In my own fight, I find it difficult at times to hear what is really being said. The good news never seems good enough, the bad news just kind of slowly seeps into my head. I find it hard to express myself in a way to let others know exactly what is going on and I feel like a burden every time I ask someone to explain it over.

A few weeks ago, I was told by a radiologist who was going to do an ablation on my liver that I was too compromised for an open surgery, I would need to travel for a gamma knife procedure and that I would never qualify for a transplant with a stage 4 cancer. I have to recently move back home as I am no longer able to stay independant and care for myself, so when I walked in mom wanted to know what was said. I became very clinical and said exactly what I was told. My mom became very concerned and started crying. Me, I just went on like I hadn't even been to the doctor.

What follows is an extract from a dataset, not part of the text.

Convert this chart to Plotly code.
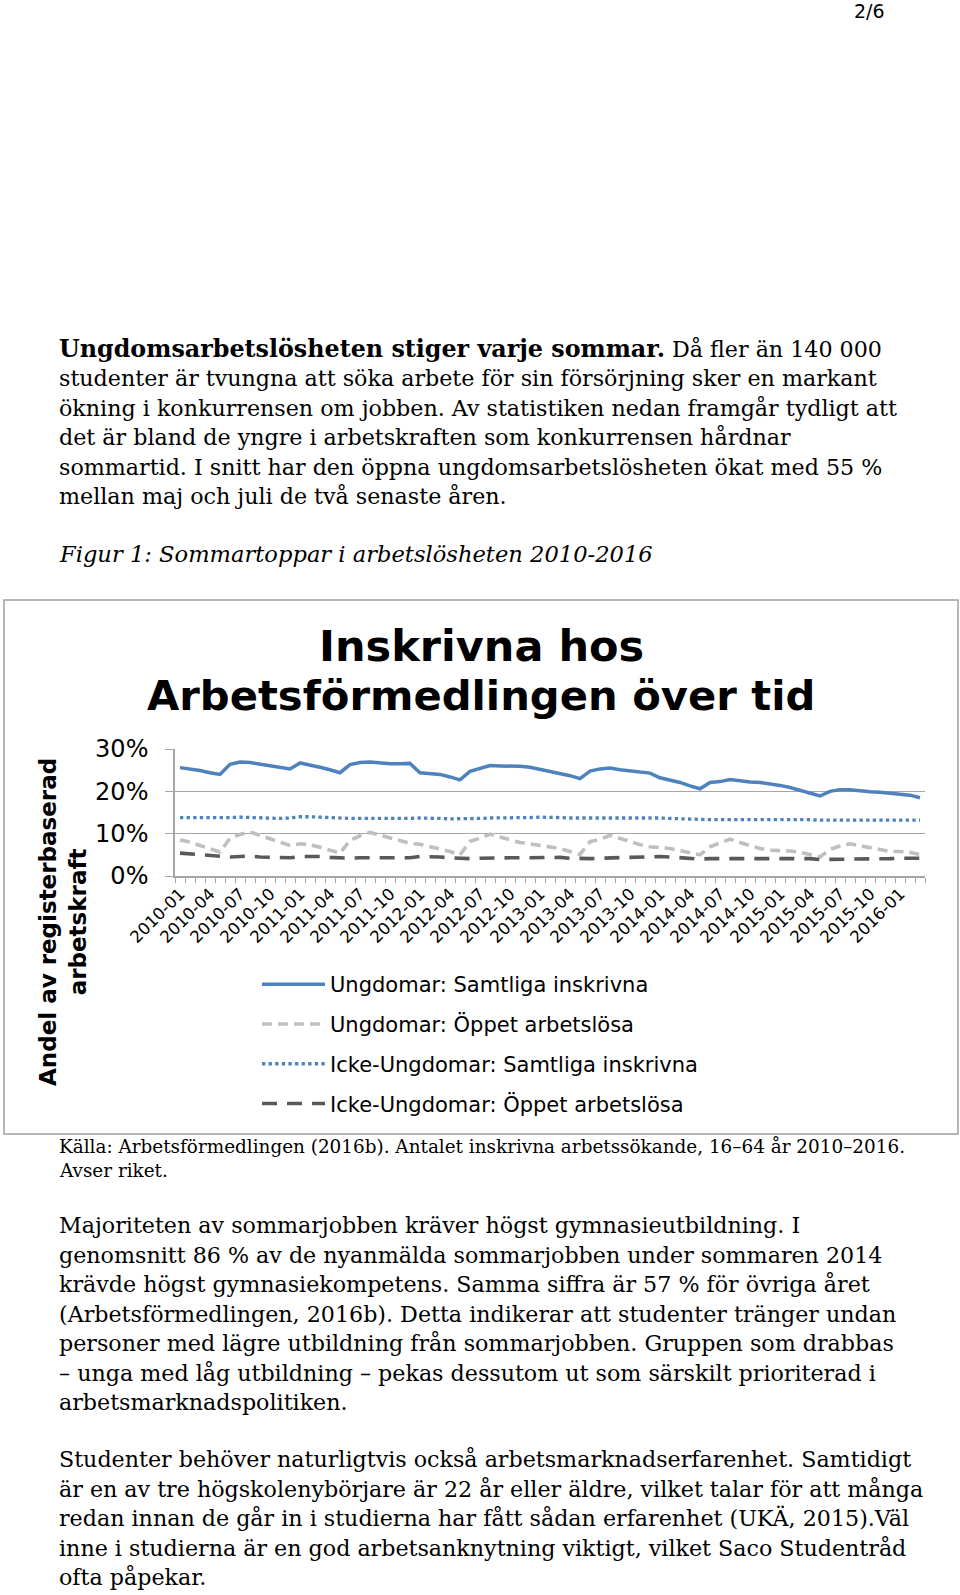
import plotly.graph_objects as go

W, H = 960, 1595

months = [f"{y}-{m:02d}" for y in range(2010, 2017) for m in range(1, 13)][:75]
tick_labels = months[::3][:25]

ung_samtliga = [
    25.6, 25.3, 24.9, 24.4, 24.0, 26.4, 26.9, 26.8, 26.4, 26.0, 25.7, 25.3,
    26.7, 26.3, 25.7, 25.1, 24.4, 26.3, 26.8, 26.9, 26.6, 26.5, 26.5, 26.6,
    24.4, 24.3, 24.0, 23.4, 22.7, 24.7, 25.3, 26.1, 26.0, 26.0, 25.9, 25.7,
    25.2, 24.8, 24.3, 23.7, 23.0, 24.8, 25.3, 25.5, 25.1, 24.8, 24.5, 24.3,
    23.2, 22.7, 22.1, 21.3, 20.6, 22.1, 22.3, 22.8, 22.4, 22.2, 22.1, 21.8,
    21.4, 20.9, 20.3, 19.6, 18.9, 20.0, 20.4, 20.4, 20.1, 19.9, 19.8, 19.6,
    19.5, 19.1, 18.5]

ung_oppet = [
    8.5, 8.0, 7.2, 6.4, 5.7, 8.9, 9.8, 10.4, 9.7, 8.8, 8.0, 7.2,
    7.6, 7.4, 6.8, 6.0, 5.4, 8.4, 9.5, 10.3, 9.6, 8.9, 8.2, 7.7,
    7.5, 7.0, 6.5, 5.8, 5.0, 8.2, 8.9, 9.9, 9.2, 8.5, 7.9, 7.6,
    7.3, 6.9, 6.5, 5.8, 5.1, 8.1, 8.7, 9.6, 8.8, 8.1, 7.4, 6.9,
    6.7, 6.5, 6.0, 5.6, 5.0, 6.9, 7.7, 8.7, 7.9, 7.1, 6.5, 6.1,
    6.1, 5.9, 5.6, 5.1, 4.5, 6.3, 7.1, 7.6, 7.1, 6.6, 6.2, 5.8,
    5.8, 5.6, 5.0]

icke_samtliga = [
    13.8, 13.8, 13.7, 13.7, 13.7, 13.8, 13.9, 13.8, 13.7, 13.6, 13.6, 13.7,
    14.0, 14.0, 13.9, 13.7, 13.6, 13.6, 13.6, 13.6, 13.5, 13.5, 13.5, 13.6,
    13.7, 13.7, 13.6, 13.5, 13.5, 13.5, 13.6, 13.7, 13.7, 13.7, 13.7, 13.8,
    13.9, 13.9, 13.8, 13.7, 13.7, 13.8, 13.8, 13.8, 13.7, 13.7, 13.7, 13.7,
    13.7, 13.6, 13.5, 13.4, 13.3, 13.3, 13.3, 13.3, 13.3, 13.3, 13.3, 13.3,
    13.3, 13.4, 13.3, 13.3, 13.2, 13.2, 13.3, 13.3, 13.3, 13.3, 13.3, 13.3,
    13.3, 13.3, 13.2]

icke_oppet = [
    5.4, 5.2, 4.9, 4.7, 4.5, 4.5, 4.6, 4.7, 4.5, 4.4, 4.3, 4.3,
    4.6, 4.7, 4.6, 4.4, 4.2, 4.2, 4.3, 4.3, 4.2, 4.2, 4.2, 4.3,
    4.6, 4.6, 4.5, 4.3, 4.1, 4.1, 4.2, 4.3, 4.3, 4.3, 4.3, 4.3,
    4.5, 4.5, 4.4, 4.2, 4.1, 4.1, 4.2, 4.3, 4.3, 4.3, 4.4, 4.6,
    4.6, 4.5, 4.3, 4.2, 4.0, 4.1, 4.1, 4.1, 4.1, 4.1, 4.2, 4.2,
    4.3, 4.3, 4.2, 4.1, 3.9, 3.9, 4.0, 4.0, 4.0, 4.0, 4.1, 4.1,
    4.2, 4.2, 4.2]

series_names = ["Ungdomar: Samtliga inskrivna", "Ungdomar: Öppet arbetslösa",
                "Icke-Ungdomar: Samtliga inskrivna", "Icke-Ungdomar: Öppet arbetslösa"]

para1 = [
    "<span style='font-size:23.8px'><b>Ungdomsarbetslösheten stiger varje sommar.</b></span> Då fler än 140 000",
    "studenter är tvungna att söka arbete för sin försörjning sker en markant",
    "ökning i konkurrensen om jobben. Av statistiken nedan framgår tydligt att",
    "det är bland de yngre i arbetskraften som konkurrensen hårdnar",
    "sommartid. I snitt har den öppna ungdomsarbetslösheten ökat med 55 %",
    "mellan maj och juli de två senaste åren.",
]
caption = "Figur 1: Sommartoppar i arbetslösheten 2010-2016"
source = [
    "Källa: Arbetsförmedlingen (2016b). Antalet inskrivna arbetssökande, 16–64 år 2010–2016.",
    "Avser riket.",
]
para2 = [
    "Majoriteten av sommarjobben kräver högst gymnasieutbildning. I",
    "genomsnitt 86 % av de nyanmälda sommarjobben under sommaren 2014",
    "krävde högst gymnasiekompetens. Samma siffra är 57 % för övriga året",
    "(Arbetsförmedlingen, 2016b). Detta indikerar att studenter tränger undan",
    "personer med lägre utbildning från sommarjobben. Gruppen som drabbas",
    "– unga med låg utbildning – pekas dessutom ut som särskilt prioriterad i",
    "arbetsmarknadspolitiken.",
]
para3 = [
    "Studenter behöver naturligtvis också arbetsmarknadserfarenhet. Samtidigt",
    "är en av tre högskolenybörjare är 22 år eller äldre, vilket talar för att många",
    "redan innan de går in i studierna har fått sådan erfarenhet (UKÄ, 2015).Väl",
    "inne i studierna är en god arbetsanknytning viktigt, vilket Saco Studentråd",
    "ofta påpekar.",
]


def px(x):
    return x / W


def py(y):
    return 1 - y / H


xi = list(range(len(months)))
fig = go.Figure()
styles = [
    dict(color="#4F81BD", width=3.5, dash="solid"),
    dict(color="#BFBFBF", width=3.6, dash="10px,6px"),
    dict(color="#4F81BD", width=3.3, dash="dot"),
    dict(color="#595959", width=3.6, dash="15px,10px"),
]
for i, (name, vals) in enumerate(zip(series_names, [ung_samtliga, ung_oppet, icke_samtliga, icke_oppet])):
    fig.add_trace(go.Scatter(
        x=xi, y=[v / 100 for v in vals], mode="lines", name=name,
        line=styles[i], legendgroup=f"g{i}", showlegend=True))

sans = "DejaVu Sans"
serif = "DejaVu Serif"

fig.update_layout(
    width=W, height=H, autosize=False,
    margin=dict(l=0, r=0, t=0, b=0, pad=0),
    paper_bgcolor="white", plot_bgcolor="white",
    showlegend=True,
    legend=dict(x=px(257), y=py(964), xanchor="left", yanchor="top",
                font=dict(family=sans, size=21, color="#000"),
                tracegroupgap=9.5, itemwidth=63, bgcolor="rgba(0,0,0,0)"),
    xaxis=dict(domain=[px(175), px(925)], range=[-0.5, 74.5], automargin=False,
               tickmode="array", tickvals=xi[::3][:25], ticktext=tick_labels,
               tickangle=-45, ticks="", showgrid=False,
               showline=True, linecolor="#A6A6A6", linewidth=1.5,
               tickfont=dict(family=sans, size=16.5, color="#000"),
               minor=dict(tickmode="linear", tick0=-0.5, dtick=1, ticks="outside",
                          ticklen=5, tickcolor="#A6A6A6", tickwidth=1.2, showgrid=False),
               zeroline=False),
    yaxis=dict(domain=[py(876), py(749)], range=[0, 0.30], dtick=0.1, tick0=0,
               automargin=False,
               tickformat=".0%", showgrid=True, gridcolor="#A6A6A6", gridwidth=1.2,
               showline=True, linecolor="#A6A6A6", linewidth=1.5,
               ticks="outside", ticklen=8, tickcolor="#A6A6A6",
               ticklabelstandoff=12,
               tickfont=dict(family=sans, size=24, color="#000"),
               zeroline=False),
)

ann = []


def text(x, y, s, size, family=serif, xanchor="left", **kw):
    ann.append(dict(x=px(x), y=py(y), xref="paper", yref="paper", text=s,
                    showarrow=False, xanchor=xanchor, yanchor="middle",
                    font=dict(family=family, size=size, color="#000"), **kw))


text(887, 11, "2/6", 19, family=sans, xanchor="right")

body = 22.2
ys1 = [348.5, 378, 407.5, 437, 466.5, 496]
for s, y in zip(para1, ys1):
    text(57, y, s, body)
text(57, 554, "<i>" + caption + "</i>", 22.6)
for s, y in zip(source, [1146, 1170]):
    text(57, y, s, 18.4)
ys2 = [1225, 1254.5, 1284, 1313.5, 1343, 1372.5, 1402]
for s, y in zip(para2, ys2):
    text(57, y, s, body)
ys3 = [1459, 1488.5, 1518, 1547.5, 1577]
for s, y in zip(para3, ys3):
    text(57, y, s, body)

# chart title
text(481, 646, "<b>Inskrivna hos</b>", 43, family=sans, xanchor="center")
text(481, 696, "<b>Arbetsförmedlingen över tid</b>", 41.7, family=sans, xanchor="center")
# y axis title
ann.append(dict(x=px(63), y=py(922), xref="paper", yref="paper",
                text="<b>Andel av registerbaserad<br>arbetskraft</b>", showarrow=False,
                textangle=-90, xanchor="center", yanchor="middle",
                font=dict(family=sans, size=23, color="#000")))

fig.update_layout(annotations=ann)
fig.add_shape(type="rect", xref="paper", yref="paper",
              x0=px(4), x1=px(958), y0=py(1134), y1=py(600),
              line=dict(color="#A0A0A0", width=1.5))

fig.write_html("out.html", config={"displayModeBar": False},
               post_script="document.body.style.margin='0';document.body.style.padding='0';")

I didn't feel compassion from this doctor, but I didn't expect it. I wanted him to treat me as if I was the educated nurse and not the weepy 41 year old who wants to hang onto life and enjoy every breath. The one who wants to hold her granddaughter in November when she is born.

I don't know about anyone else who has a cancer or has always been the caregiver, but when I talk about my cancer, I don't always think of it as me. Every once and awhile I stop and I think Oh no, I am talking about me. I am dying. I have cancer. Almost like in some ways I am disconnected from the reality of it.

Thank you so much for continuing this site. Your sharing is very helpful to me. I enjoy being able to relate to the things you write and I feel like I am normal.